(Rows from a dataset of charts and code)
* BEGIN *

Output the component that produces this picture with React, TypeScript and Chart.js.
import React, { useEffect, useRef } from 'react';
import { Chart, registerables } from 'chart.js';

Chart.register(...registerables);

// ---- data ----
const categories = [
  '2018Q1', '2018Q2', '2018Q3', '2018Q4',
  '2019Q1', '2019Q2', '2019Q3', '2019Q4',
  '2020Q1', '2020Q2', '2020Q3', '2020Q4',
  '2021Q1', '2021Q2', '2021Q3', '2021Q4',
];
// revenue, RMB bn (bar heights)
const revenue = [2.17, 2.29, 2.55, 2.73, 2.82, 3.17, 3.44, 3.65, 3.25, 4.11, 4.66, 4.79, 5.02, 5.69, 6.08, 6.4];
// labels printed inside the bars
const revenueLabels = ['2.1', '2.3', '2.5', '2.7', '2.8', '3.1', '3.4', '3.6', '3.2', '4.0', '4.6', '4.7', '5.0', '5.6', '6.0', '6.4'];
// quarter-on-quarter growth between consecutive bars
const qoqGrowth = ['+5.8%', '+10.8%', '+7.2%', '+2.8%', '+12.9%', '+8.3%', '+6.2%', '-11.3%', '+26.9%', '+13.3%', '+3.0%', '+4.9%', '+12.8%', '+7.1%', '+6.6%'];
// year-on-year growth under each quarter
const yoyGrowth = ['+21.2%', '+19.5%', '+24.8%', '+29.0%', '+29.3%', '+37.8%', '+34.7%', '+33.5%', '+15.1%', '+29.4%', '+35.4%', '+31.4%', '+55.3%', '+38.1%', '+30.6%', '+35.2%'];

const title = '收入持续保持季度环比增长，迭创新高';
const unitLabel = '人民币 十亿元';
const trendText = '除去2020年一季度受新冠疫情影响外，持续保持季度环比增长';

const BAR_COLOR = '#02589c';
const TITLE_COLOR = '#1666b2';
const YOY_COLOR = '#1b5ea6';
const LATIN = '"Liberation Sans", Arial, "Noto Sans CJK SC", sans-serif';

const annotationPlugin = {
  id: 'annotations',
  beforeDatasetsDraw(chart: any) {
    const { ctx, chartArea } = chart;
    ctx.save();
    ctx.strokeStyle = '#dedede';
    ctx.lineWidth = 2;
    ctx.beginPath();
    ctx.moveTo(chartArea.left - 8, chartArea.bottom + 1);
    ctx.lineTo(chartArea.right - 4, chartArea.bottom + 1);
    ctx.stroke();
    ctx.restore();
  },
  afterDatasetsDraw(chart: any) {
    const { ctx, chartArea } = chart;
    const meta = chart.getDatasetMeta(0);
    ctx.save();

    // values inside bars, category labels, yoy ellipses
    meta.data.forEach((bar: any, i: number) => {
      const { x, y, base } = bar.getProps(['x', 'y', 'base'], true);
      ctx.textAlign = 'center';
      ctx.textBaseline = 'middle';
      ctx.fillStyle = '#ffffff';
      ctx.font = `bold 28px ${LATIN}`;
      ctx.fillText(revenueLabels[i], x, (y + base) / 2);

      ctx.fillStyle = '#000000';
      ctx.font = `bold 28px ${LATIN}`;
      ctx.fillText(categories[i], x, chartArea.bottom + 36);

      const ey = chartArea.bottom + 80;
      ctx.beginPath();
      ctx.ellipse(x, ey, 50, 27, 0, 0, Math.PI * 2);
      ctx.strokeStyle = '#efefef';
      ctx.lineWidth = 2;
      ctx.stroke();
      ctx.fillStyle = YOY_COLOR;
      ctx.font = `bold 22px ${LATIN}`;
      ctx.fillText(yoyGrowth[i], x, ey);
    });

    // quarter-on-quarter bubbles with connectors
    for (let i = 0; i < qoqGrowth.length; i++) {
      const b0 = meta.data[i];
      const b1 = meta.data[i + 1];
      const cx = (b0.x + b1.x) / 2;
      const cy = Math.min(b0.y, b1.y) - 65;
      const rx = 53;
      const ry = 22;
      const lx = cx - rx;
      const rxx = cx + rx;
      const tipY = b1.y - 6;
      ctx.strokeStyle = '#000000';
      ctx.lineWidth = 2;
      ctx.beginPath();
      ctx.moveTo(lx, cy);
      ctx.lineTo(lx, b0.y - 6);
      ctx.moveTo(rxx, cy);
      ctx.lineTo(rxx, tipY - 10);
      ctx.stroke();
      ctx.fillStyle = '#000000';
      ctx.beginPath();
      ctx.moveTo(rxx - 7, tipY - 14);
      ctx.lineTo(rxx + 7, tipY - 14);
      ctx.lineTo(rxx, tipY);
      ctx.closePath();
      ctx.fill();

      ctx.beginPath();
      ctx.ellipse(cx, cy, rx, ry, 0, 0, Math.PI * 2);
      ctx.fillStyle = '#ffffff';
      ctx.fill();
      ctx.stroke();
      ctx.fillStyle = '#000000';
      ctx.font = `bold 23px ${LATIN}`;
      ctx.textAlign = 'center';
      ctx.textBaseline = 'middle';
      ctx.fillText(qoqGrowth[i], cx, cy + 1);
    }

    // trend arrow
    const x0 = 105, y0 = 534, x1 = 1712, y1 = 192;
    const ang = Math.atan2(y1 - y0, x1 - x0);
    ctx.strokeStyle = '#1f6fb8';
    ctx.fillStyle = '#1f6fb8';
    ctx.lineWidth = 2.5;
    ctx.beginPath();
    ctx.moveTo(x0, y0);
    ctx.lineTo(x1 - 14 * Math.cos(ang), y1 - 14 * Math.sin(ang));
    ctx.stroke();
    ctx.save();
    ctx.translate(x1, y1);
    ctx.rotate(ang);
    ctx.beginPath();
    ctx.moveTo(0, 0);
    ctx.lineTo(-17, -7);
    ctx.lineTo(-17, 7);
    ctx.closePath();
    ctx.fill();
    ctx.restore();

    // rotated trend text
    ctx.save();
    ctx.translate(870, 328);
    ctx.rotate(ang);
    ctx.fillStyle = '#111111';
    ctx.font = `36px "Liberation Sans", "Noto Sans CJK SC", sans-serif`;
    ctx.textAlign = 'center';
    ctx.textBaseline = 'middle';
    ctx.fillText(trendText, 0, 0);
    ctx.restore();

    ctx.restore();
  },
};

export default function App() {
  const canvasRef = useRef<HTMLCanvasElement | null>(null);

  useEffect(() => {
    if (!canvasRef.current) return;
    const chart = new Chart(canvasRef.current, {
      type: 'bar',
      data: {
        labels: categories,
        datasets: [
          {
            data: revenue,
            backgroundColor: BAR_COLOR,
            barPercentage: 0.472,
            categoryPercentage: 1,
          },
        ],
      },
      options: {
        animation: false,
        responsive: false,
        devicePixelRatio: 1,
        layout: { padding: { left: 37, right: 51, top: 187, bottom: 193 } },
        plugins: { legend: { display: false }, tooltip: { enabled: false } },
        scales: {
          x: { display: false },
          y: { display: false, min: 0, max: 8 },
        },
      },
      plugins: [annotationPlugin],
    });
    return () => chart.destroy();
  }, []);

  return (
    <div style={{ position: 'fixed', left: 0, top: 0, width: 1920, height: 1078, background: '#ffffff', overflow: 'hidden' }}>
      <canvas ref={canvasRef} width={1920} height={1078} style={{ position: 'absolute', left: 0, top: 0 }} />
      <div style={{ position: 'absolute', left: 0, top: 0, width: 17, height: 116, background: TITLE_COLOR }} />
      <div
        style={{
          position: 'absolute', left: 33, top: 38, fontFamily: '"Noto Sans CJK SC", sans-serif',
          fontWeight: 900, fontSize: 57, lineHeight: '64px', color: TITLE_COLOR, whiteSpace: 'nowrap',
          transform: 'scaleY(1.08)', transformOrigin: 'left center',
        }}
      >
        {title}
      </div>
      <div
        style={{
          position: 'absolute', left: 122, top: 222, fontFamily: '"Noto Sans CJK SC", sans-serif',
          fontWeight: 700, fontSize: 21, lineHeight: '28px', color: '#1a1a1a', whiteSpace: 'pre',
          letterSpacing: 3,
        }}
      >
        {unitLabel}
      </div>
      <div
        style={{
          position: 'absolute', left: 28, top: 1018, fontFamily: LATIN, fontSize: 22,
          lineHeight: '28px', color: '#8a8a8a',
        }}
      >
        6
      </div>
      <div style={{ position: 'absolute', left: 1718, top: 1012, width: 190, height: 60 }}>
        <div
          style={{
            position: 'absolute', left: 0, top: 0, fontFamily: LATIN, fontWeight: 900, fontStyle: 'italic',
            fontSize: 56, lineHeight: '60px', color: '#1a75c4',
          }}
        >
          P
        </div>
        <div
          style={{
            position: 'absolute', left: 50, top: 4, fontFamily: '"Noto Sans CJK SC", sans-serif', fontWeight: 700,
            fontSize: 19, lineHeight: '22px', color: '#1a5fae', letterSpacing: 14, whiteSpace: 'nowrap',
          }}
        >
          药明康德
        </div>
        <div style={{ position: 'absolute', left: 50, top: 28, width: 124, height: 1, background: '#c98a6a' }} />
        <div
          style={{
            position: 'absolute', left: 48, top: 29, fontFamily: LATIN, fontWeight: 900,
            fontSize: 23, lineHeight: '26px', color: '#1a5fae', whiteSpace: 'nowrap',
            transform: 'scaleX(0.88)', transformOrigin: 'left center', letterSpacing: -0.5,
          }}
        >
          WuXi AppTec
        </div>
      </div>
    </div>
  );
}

* END *
* BEGIN *

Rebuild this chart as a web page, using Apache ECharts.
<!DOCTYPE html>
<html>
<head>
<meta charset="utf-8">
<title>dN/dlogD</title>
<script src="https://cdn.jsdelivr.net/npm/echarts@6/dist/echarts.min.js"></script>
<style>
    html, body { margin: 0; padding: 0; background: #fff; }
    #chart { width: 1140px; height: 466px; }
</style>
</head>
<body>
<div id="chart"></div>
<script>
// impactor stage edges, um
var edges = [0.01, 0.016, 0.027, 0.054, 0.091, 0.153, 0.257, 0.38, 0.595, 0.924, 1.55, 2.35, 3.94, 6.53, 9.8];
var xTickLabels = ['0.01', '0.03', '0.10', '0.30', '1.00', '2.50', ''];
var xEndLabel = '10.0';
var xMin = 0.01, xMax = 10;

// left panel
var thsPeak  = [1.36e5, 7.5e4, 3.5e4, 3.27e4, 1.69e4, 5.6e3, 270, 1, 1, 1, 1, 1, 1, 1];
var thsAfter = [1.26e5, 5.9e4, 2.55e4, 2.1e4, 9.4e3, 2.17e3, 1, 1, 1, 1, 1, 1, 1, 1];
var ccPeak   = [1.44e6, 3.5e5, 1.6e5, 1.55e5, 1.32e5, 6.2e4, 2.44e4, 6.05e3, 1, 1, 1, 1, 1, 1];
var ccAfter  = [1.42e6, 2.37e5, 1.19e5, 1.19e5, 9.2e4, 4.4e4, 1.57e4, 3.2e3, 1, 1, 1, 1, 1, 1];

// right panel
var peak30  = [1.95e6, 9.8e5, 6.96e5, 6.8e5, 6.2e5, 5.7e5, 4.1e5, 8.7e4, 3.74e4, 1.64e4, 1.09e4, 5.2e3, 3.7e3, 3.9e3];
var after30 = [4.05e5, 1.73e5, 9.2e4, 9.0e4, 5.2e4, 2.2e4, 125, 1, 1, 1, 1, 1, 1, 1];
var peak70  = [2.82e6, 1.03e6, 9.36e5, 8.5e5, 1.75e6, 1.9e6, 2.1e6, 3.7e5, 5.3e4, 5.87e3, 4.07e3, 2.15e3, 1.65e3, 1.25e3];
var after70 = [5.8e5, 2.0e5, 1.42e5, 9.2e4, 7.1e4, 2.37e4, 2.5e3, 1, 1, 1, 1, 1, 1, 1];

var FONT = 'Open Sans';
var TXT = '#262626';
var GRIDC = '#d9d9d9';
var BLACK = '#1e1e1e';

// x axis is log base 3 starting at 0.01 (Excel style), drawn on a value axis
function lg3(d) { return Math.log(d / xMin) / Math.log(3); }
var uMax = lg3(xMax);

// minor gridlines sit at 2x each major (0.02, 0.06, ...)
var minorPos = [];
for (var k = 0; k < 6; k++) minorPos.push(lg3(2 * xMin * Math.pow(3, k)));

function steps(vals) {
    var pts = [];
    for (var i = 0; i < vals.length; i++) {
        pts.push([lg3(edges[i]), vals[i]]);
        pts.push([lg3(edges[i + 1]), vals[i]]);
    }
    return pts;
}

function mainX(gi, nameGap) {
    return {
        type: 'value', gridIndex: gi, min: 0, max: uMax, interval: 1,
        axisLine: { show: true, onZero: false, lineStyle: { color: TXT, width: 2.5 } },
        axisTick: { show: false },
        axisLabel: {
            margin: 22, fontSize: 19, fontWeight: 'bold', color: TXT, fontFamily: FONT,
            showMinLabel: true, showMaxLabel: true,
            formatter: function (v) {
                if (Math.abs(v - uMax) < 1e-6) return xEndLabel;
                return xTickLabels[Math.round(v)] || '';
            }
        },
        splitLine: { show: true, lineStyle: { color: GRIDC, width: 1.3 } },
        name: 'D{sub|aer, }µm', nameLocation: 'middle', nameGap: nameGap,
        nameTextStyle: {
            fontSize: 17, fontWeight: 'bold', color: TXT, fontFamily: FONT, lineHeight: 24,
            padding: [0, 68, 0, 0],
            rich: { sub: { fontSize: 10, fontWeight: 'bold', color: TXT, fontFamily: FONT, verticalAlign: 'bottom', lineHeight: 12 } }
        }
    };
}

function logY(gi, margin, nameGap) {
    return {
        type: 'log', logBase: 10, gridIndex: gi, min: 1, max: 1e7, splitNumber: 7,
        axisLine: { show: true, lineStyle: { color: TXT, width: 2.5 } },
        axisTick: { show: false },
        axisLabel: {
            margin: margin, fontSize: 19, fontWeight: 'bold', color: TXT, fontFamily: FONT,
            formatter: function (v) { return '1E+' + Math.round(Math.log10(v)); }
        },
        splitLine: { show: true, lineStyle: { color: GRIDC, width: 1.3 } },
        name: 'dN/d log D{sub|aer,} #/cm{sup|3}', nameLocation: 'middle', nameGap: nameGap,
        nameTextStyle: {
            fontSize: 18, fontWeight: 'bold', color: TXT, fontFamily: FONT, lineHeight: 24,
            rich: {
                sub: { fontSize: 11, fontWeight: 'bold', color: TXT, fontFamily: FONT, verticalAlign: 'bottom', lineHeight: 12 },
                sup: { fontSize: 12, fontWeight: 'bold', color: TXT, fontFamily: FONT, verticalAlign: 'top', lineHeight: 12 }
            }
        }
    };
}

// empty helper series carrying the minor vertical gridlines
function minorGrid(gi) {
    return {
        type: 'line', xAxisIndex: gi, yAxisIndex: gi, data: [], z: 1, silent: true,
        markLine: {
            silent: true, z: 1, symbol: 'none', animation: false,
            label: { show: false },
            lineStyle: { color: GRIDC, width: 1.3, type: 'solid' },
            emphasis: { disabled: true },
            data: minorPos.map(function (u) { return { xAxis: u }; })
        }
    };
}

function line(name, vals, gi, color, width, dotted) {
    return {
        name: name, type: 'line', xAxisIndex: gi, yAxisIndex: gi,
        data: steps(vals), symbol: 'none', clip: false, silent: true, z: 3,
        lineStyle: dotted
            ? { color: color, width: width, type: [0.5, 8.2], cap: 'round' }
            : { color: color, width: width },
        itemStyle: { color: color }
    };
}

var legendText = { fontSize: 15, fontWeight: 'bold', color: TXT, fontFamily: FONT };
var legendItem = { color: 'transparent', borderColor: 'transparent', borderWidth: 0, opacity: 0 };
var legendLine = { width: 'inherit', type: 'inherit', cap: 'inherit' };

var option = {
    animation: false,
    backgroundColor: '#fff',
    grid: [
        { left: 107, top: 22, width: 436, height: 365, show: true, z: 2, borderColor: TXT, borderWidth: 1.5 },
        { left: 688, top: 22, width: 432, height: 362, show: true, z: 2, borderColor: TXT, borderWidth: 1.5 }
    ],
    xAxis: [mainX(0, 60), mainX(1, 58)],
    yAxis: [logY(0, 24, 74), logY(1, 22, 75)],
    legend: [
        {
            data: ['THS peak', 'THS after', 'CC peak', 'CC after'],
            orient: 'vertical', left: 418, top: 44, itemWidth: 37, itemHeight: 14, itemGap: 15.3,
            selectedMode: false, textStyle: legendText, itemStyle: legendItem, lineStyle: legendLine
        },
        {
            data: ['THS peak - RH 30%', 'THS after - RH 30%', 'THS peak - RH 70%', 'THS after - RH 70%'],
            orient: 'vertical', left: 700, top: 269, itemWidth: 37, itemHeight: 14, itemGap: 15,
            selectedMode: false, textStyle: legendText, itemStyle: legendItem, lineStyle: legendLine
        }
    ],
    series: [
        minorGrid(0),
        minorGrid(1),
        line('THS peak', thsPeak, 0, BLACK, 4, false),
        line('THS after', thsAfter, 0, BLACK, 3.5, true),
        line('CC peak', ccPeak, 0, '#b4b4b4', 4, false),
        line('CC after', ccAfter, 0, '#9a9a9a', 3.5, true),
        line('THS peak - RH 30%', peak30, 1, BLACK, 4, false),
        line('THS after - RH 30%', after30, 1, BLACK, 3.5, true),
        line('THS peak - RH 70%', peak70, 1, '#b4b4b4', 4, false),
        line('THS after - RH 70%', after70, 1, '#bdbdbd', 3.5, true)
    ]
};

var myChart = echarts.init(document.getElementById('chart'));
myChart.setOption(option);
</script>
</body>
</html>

* END *
* BEGIN *

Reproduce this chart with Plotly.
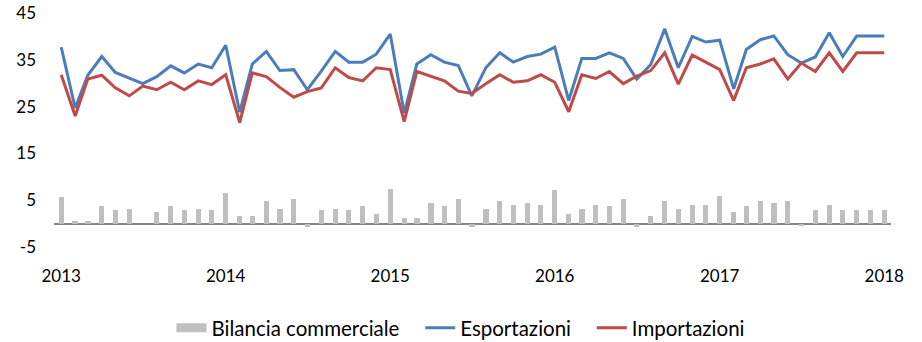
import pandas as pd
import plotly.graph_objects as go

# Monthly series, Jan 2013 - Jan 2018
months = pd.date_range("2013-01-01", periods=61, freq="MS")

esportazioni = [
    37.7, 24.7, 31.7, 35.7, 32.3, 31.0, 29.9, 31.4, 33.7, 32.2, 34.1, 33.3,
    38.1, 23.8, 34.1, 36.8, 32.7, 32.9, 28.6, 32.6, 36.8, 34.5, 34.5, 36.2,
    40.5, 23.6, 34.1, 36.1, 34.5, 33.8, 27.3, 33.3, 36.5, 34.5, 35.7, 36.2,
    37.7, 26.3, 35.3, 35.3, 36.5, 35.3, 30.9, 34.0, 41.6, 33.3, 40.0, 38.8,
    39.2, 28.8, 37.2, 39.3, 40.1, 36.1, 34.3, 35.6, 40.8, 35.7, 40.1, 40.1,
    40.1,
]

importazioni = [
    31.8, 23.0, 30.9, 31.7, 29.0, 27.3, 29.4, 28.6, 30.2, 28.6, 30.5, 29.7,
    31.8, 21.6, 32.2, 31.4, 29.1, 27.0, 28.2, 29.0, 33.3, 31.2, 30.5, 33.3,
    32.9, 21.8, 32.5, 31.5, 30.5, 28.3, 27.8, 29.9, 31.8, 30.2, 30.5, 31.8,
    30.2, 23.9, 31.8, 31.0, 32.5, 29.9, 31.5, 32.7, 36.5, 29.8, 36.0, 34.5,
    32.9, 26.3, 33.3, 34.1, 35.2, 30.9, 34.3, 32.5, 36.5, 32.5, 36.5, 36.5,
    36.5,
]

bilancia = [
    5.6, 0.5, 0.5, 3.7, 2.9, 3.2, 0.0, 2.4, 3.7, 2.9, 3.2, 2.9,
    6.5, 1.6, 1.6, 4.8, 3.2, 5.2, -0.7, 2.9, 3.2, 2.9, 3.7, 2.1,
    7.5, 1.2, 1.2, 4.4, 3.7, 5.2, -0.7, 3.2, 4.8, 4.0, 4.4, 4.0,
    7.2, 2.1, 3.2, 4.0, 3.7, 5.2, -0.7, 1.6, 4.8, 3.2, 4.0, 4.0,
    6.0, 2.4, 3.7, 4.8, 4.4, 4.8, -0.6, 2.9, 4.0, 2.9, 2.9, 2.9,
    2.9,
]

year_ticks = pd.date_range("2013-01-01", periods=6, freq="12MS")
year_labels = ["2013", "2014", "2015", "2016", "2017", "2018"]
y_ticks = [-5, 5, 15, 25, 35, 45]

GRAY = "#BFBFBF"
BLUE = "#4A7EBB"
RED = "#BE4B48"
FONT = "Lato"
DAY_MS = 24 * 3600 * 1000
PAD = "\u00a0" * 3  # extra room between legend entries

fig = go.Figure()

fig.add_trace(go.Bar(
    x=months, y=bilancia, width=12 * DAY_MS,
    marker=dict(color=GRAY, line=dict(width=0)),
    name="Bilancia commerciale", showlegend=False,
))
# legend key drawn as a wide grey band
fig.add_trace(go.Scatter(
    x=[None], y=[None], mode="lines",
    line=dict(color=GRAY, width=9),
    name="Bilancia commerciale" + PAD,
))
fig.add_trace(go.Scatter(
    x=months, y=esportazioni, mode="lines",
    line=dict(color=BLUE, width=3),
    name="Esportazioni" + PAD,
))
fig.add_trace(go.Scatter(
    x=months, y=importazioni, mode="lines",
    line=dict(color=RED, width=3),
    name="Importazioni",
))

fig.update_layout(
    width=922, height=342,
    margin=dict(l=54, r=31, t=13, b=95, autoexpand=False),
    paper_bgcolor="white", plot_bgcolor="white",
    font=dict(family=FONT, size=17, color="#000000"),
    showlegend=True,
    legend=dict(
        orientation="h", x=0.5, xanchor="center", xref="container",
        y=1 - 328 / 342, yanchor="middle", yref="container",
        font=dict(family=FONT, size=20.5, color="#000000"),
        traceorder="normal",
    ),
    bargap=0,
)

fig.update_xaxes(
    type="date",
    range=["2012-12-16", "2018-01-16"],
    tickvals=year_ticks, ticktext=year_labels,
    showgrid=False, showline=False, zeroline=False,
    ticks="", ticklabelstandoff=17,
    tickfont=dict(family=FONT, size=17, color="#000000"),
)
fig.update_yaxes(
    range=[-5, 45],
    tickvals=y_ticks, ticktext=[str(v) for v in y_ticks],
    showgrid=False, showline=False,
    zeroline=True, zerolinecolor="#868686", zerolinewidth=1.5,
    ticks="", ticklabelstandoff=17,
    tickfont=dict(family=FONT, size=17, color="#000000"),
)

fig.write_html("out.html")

* END *

## Given problem:
Isolate the lines that hold the word "this" and copy all of them.

## Task answer:
Output the component that produces this picture with React, TypeScript and Chart.js.
Rebuild this chart as a web page, using Apache ECharts.
Reproduce this chart with Plotly.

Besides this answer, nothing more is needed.